Rabbi Robert S. Goldstein
Temple Emanuel of Andover
---- — This spring marks the 50th anniversary of the martyrdom of three victims in the fight for racial justice — Michael Schwerner and Andrew Goodman, both Jewish, and James Chaney, an African-American. They are remembered for their courage and conviction.
Throughout our nation’s history, Jews and African-Americans have been inextricably linked. From the anti-slavery movement to the more recent drive for civil rights, Jews and blacks have walked side by side in their pursuit of freedom and equality.
For African-American slaves, images from the Book of Exodus in the Hebrew Bible were invoked to describe their bondage at the hands of their masters. They identified with the oppression of the ancient Israelites and they compared their cruel slave masters to the wicked Pharaoh of old. As they prayed for their own freedom, they were inspired by the story of the Israelites’ redemption from Egyptian bondage with cries of “Let my people go,” the same words spoken by Moses to Pharaoh.
In the 1960s, Jews stood with American blacks in their quest for equality. Pictures of the late revered scholar and Rabbi Abraham Joshua Heschel, his yarmulke precariously perched on his head, arm in arm with Rev. Martin Luther King, have become iconic symbols of the long road to freedom blacks and Jews walked together, which Rabbi Heschel referred to as “praying with his feet.”
That struggle, at times violent, has become part of the common heritage of American Jews and blacks. In more recent years, this history has found its way into the contemporary Passover seder, when Jews retell the story of their own redemption from slavery and oppression. Today, in many Jewish homes, Negro spirituals, which invoke images of the Jewish and African-American experience, are sung at the seder table.

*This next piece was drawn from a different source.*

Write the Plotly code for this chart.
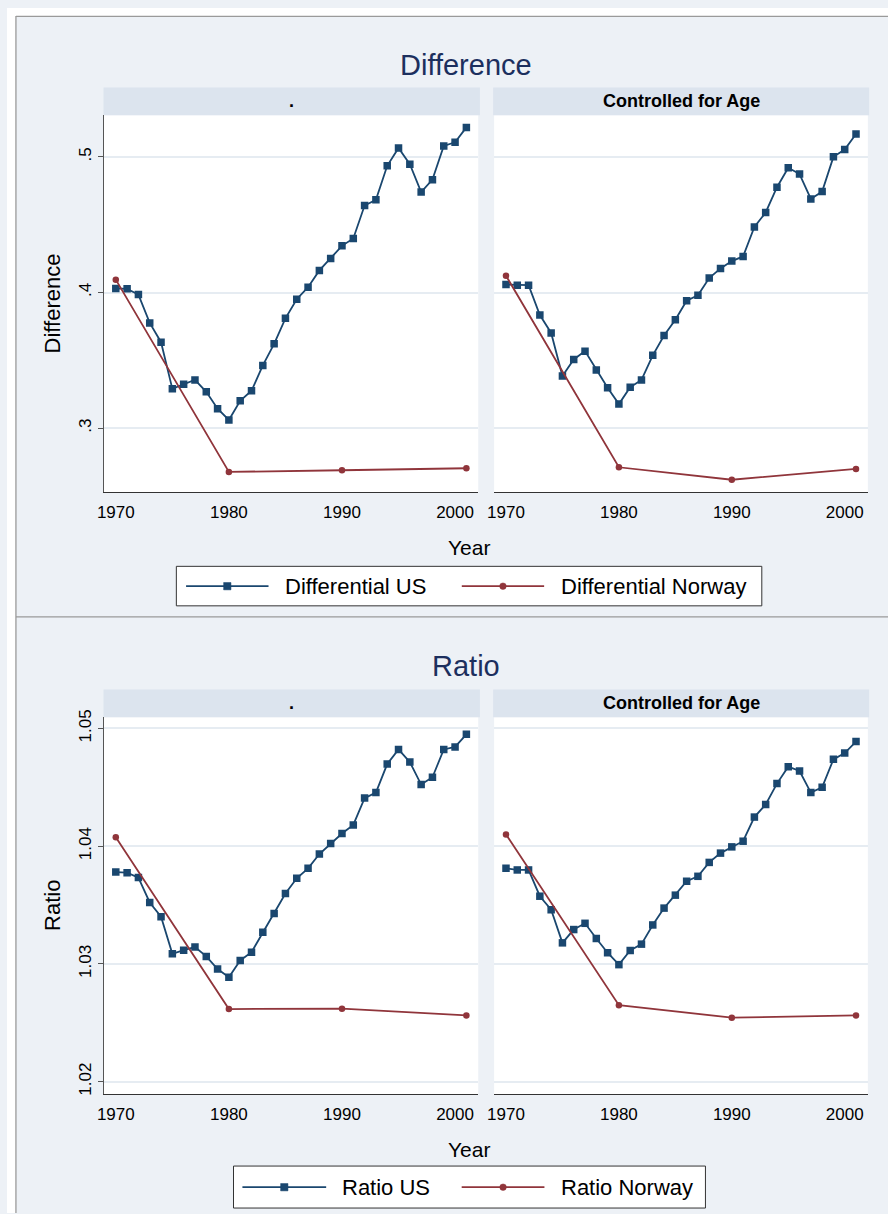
import plotly.graph_objects as go

# ---------------- data ----------------
years = list(range(1970, 2002))
years_norway = [1970, 1980, 1990, 2001]

diff_us = [0.403, 0.4027, 0.3985, 0.3776, 0.3634, 0.329, 0.3324, 0.3356, 0.3268, 0.3144,
           0.3061, 0.3202, 0.3276, 0.3463, 0.3622, 0.381, 0.3951, 0.4039, 0.4163, 0.4251,
           0.4344, 0.4398, 0.4641, 0.4683, 0.4934, 0.5066, 0.4946, 0.4741, 0.4832, 0.508,
           0.5107, 0.5217]
diff_norway = [0.4095, 0.2678, 0.269, 0.2705]

diff_us_age = [0.4059, 0.4054, 0.4054, 0.3834, 0.3702, 0.3385, 0.3507, 0.3568, 0.3429, 0.3298,
               0.3178, 0.3302, 0.3356, 0.3537, 0.3683, 0.380, 0.3939, 0.398, 0.4107, 0.4178,
               0.4232, 0.4266, 0.4483, 0.459, 0.4776, 0.492, 0.4873, 0.469, 0.4744, 0.500,
               0.5054, 0.5168]
diff_norway_age = [0.4124, 0.2712, 0.262, 0.270]

ratio_us = [1.0378, 1.03775, 1.03733, 1.03522, 1.03401, 1.03086, 1.03117, 1.03143, 1.03064, 1.02957,
            1.02887, 1.0303, 1.031, 1.03269, 1.03429, 1.03598, 1.03727, 1.03812, 1.03933, 1.04022,
            1.04107, 1.0418, 1.04408, 1.04455, 1.04697, 1.04821, 1.04714, 1.04523, 1.04585, 1.04821,
            1.04843, 1.0495]
ratio_norway = [1.04076, 1.02617, 1.0262, 1.02563]

ratio_us_age = [1.03812, 1.03798, 1.03798, 1.03575, 1.0346, 1.03179, 1.03292, 1.03345, 1.03216, 1.03095,
                1.02994, 1.03114, 1.03168, 1.03331, 1.03474, 1.03584, 1.03702, 1.03744, 1.03862, 1.03941,
                1.03994, 1.04042, 1.04247, 1.04354, 1.04531, 1.04675, 1.04638, 1.04455, 1.045, 1.04737,
                1.0479, 1.04888]
ratio_norway_age = [1.0410, 1.0265, 1.02544, 1.02563]

x_ticks = [1970, 1980, 1990, 2000]
diff_ticks = [0.3, 0.4, 0.5]
diff_ticktext = [".3", ".4", ".5"]
ratio_ticks = [1.02, 1.03, 1.04, 1.05]
ratio_ticktext = ["1.02", "1.03", "1.04", "1.05"]

titles = ["Difference", "Ratio"]
strip_labels = [".", "Controlled for Age"]
legend_diff = ["Differential US", "Differential Norway"]
legend_ratio = ["Ratio US", "Ratio Norway"]

# ---------------- style ----------------
W, H = 888, 1214
NAVY = "#1a476f"
MAROON = "#90353b"
BG = "#edf1f6"
STRIP = "#dce4ee"
GRID = "#e6ecf2"
TITLE_COL = "#1c2f5e"
FONT = "Liberation Sans, Arial, sans-serif"


def px(x):
    return x / W


def py(y):
    return 1 - y / H


fig = go.Figure()

panels = [
    (diff_us, diff_norway, "x", "y", legend_diff),
    (diff_us_age, diff_norway_age, "x2", "y2", legend_diff),
    (ratio_us, ratio_norway, "x3", "y3", legend_ratio),
    (ratio_us_age, ratio_norway_age, "x4", "y4", legend_ratio),
]
for us, nor, xa, ya, names in panels:
    fig.add_trace(go.Scatter(x=years, y=us, xaxis=xa, yaxis=ya, mode="lines+markers",
                             name=names[0], showlegend=False,
                             line=dict(color=NAVY, width=1.8),
                             marker=dict(symbol="square", size=7.5, color=NAVY)))
    fig.add_trace(go.Scatter(x=years_norway, y=nor, xaxis=xa, yaxis=ya, mode="lines+markers",
                             name=names[1], showlegend=False,
                             line=dict(color=MAROON, width=1.8),
                             marker=dict(symbol="circle", size=6.5, color=MAROON)))

xr = [1968.95, 2002.05]
dom_left = [px(97.7), px(475)]
dom_right = [px(491), px(867.7)]
dom_top = [py(488), py(108)]
dom_bot = [py(1094.3), py(714.5)]
diff_range = [0.2527, 0.5307]
ratio_range = [1.01894, 1.05095]


def xaxis(dom, anchor):
    return dict(domain=dom, anchor=anchor, range=xr, tickvals=x_ticks, showgrid=False,
                zeroline=False, showline=True, linecolor="#333333", linewidth=1,
                ticks="", ticklabelstandoff=4,
                tickfont=dict(family=FONT, size=17, color="black"))


def yaxis(dom, anchor, rng, tv, tt, left):
    d = dict(domain=dom, anchor=anchor, range=rng, tickvals=tv, ticktext=tt,
             showgrid=True, gridcolor=GRID, gridwidth=1.5, zeroline=False,
             tickfont=dict(family=FONT, size=17, color="black"))
    if left:
        d.update(showline=True, linecolor="#555555", linewidth=1, ticks="outside",
                 ticklen=5, tickcolor="#555555", tickangle=-90, showticklabels=True)
    else:
        d.update(showline=False, ticks="", showticklabels=False)
    return d


fig.update_layout(
    xaxis=xaxis(dom_left, "y"),
    yaxis=yaxis(dom_top, "x", diff_range, diff_ticks, diff_ticktext, True),
    xaxis2=xaxis(dom_right, "y2"),
    yaxis2=yaxis(dom_top, "x2", diff_range, diff_ticks, diff_ticktext, False),
    xaxis3=xaxis(dom_left, "y3"),
    yaxis3=yaxis(dom_bot, "x3", ratio_range, ratio_ticks, ratio_ticktext, True),
    xaxis4=xaxis(dom_right, "y4"),
    yaxis4=yaxis(dom_bot, "x4", ratio_range, ratio_ticks, ratio_ticktext, False),
)

shapes = []
annotations = []

# white outer margin + graph borders
shapes.append(dict(type="rect", xref="paper", yref="paper", x0=0, x1=px(9), y0=0, y1=1,
                   fillcolor="white", line=dict(width=0), layer="below"))
shapes.append(dict(type="rect", xref="paper", yref="paper", x0=0, x1=1, y0=py(8), y1=1,
                   fillcolor="white", line=dict(width=0), layer="below"))
for (x0, y0, x1, y1) in [(9, 8, 9, 1214), (9, 8.5, 888, 8.5), (9, 613.5, 888, 613.5)]:
    shapes.append(dict(type="line", xref="paper", yref="paper", x0=px(x0), x1=px(x1),
                       y0=py(y0), y1=py(y1), line=dict(color="#9a9a9a", width=1.3)))

# strips, titles
for g, (strip_top, strip_bot, title_y, year_y, ytitle_y) in enumerate(
        [(80, 108, 57, 544, 298), (686.7, 714.5, 663, 1150, 904)]):
    for (sx0, sx1), lab in zip([(97.3, 476.7), (490, 869)], strip_labels):
        shapes.append(dict(type="rect", xref="paper", yref="paper", x0=px(sx0), x1=px(sx1),
                           y0=py(strip_bot), y1=py(strip_top), fillcolor=STRIP,
                           line=dict(width=0), layer="below"))
        annotations.append(dict(xref="paper", yref="paper", x=px((sx0 + sx1) / 2),
                                y=py((strip_top + strip_bot) / 2), text=lab, showarrow=False,
                                xanchor="center", yanchor="middle",
                                font=dict(family=FONT, size=18, color="black", weight="bold")))
    annotations.append(dict(xref="paper", yref="paper", x=px(463), y=py(title_y),
                            text=titles[g], showarrow=False, xanchor="center", yanchor="middle",
                            font=dict(family=FONT, size=29, color=TITLE_COL)))
    annotations.append(dict(xref="paper", yref="paper", x=px(466), y=py(year_y),
                            text="Year", showarrow=False, xanchor="center", yanchor="middle",
                            font=dict(family=FONT, size=21, color="black")))
    annotations.append(dict(xref="paper", yref="paper", x=px(46), y=py(ytitle_y),
                            text=titles[g], showarrow=False, xanchor="center", yanchor="middle",
                            textangle=-90, font=dict(family=FONT, size=22, color="black")))

# manual legends (Stata style: long keys)
legend_specs = [
    dict(box=(170.7, 562.5, 760.8, 602.3), cy=582.5, names=legend_diff,
         keys=[(180.5, 263.6, 278), (458.4, 541.4, 556)]),
    dict(box=(228.3, 1166.7, 704, 1209), cy=1188, names=legend_ratio,
         keys=[(237.3, 321.7, 336), (458.3, 541.7, 556.7)]),
]
for spec in legend_specs:
    bx0, by0, bx1, by1 = spec["box"]
    shapes.append(dict(type="rect", xref="paper", yref="paper", x0=px(bx0), x1=px(bx1),
                       y0=py(by1), y1=py(by0), fillcolor="white",
                       line=dict(color="#333333", width=1)))
    cy = spec["cy"]
    for i, ((lx0, lx1, tx), name) in enumerate(zip(spec["keys"], spec["names"])):
        col = NAVY if i == 0 else MAROON
        shapes.append(dict(type="line", xref="paper", yref="paper", x0=px(lx0), x1=px(lx1),
                           y0=py(cy), y1=py(cy), line=dict(color=col, width=1.8)))
        mx = (lx0 + lx1) / 2
        r = 3.7 if i == 0 else 3.3
        shapes.append(dict(type="rect" if i == 0 else "circle", xref="paper", yref="paper",
                           x0=px(mx - r), x1=px(mx + r), y0=py(cy + r), y1=py(cy - r),
                           fillcolor=col, line=dict(color=col, width=0.5)))
        annotations.append(dict(xref="paper", yref="paper", x=px(tx), y=py(cy), text=name,
                                showarrow=False, xanchor="left", yanchor="middle",
                                font=dict(family=FONT, size=22, color="black")))

fig.update_layout(
    width=W, height=H,
    margin=dict(l=0, r=0, t=0, b=0),
    paper_bgcolor=BG,
    plot_bgcolor="white",
    showlegend=False,
    shapes=shapes,
    annotations=annotations,
    font=dict(family=FONT),
)

# place the figure at the window origin (no default body margin / scrollbars)
fig.write_html("out.html",
               config={"displayModeBar": False},
               post_script="document.body.style.margin='0';document.body.style.overflow='hidden';")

In celebration of that shared legacy, in anticipation of the upcoming observance of Passover and to honor the memories of the three martyrs of the civil rights movement, Schwerner, Chaney and Goodman, the Andover Baptist Church Choir will join with members of Temple Emanuel in a celebration of the “Voices of Freedom.” The program featuring music from both the African-American and Jewish traditions will be held Friday, March 28, at 7 p.m. at Temple Emanuel, 7 Haggetts Pond Road, Andover.
Under the direction of Temple Emanuel’s Cantor Idan Irelander and Andover Baptist Church Music Director Michael Belcher, the two congregations and their respective choirs and musicians will join together in the spirit of gratitude for all that has been accomplished, and hope for the challenges that still lie before us. The program is free and open to all; Temple Emanuel is handicap accessible.
Rabbi Robert S. Goldstein is the spiritual leader of Temple Emanuel of Andover.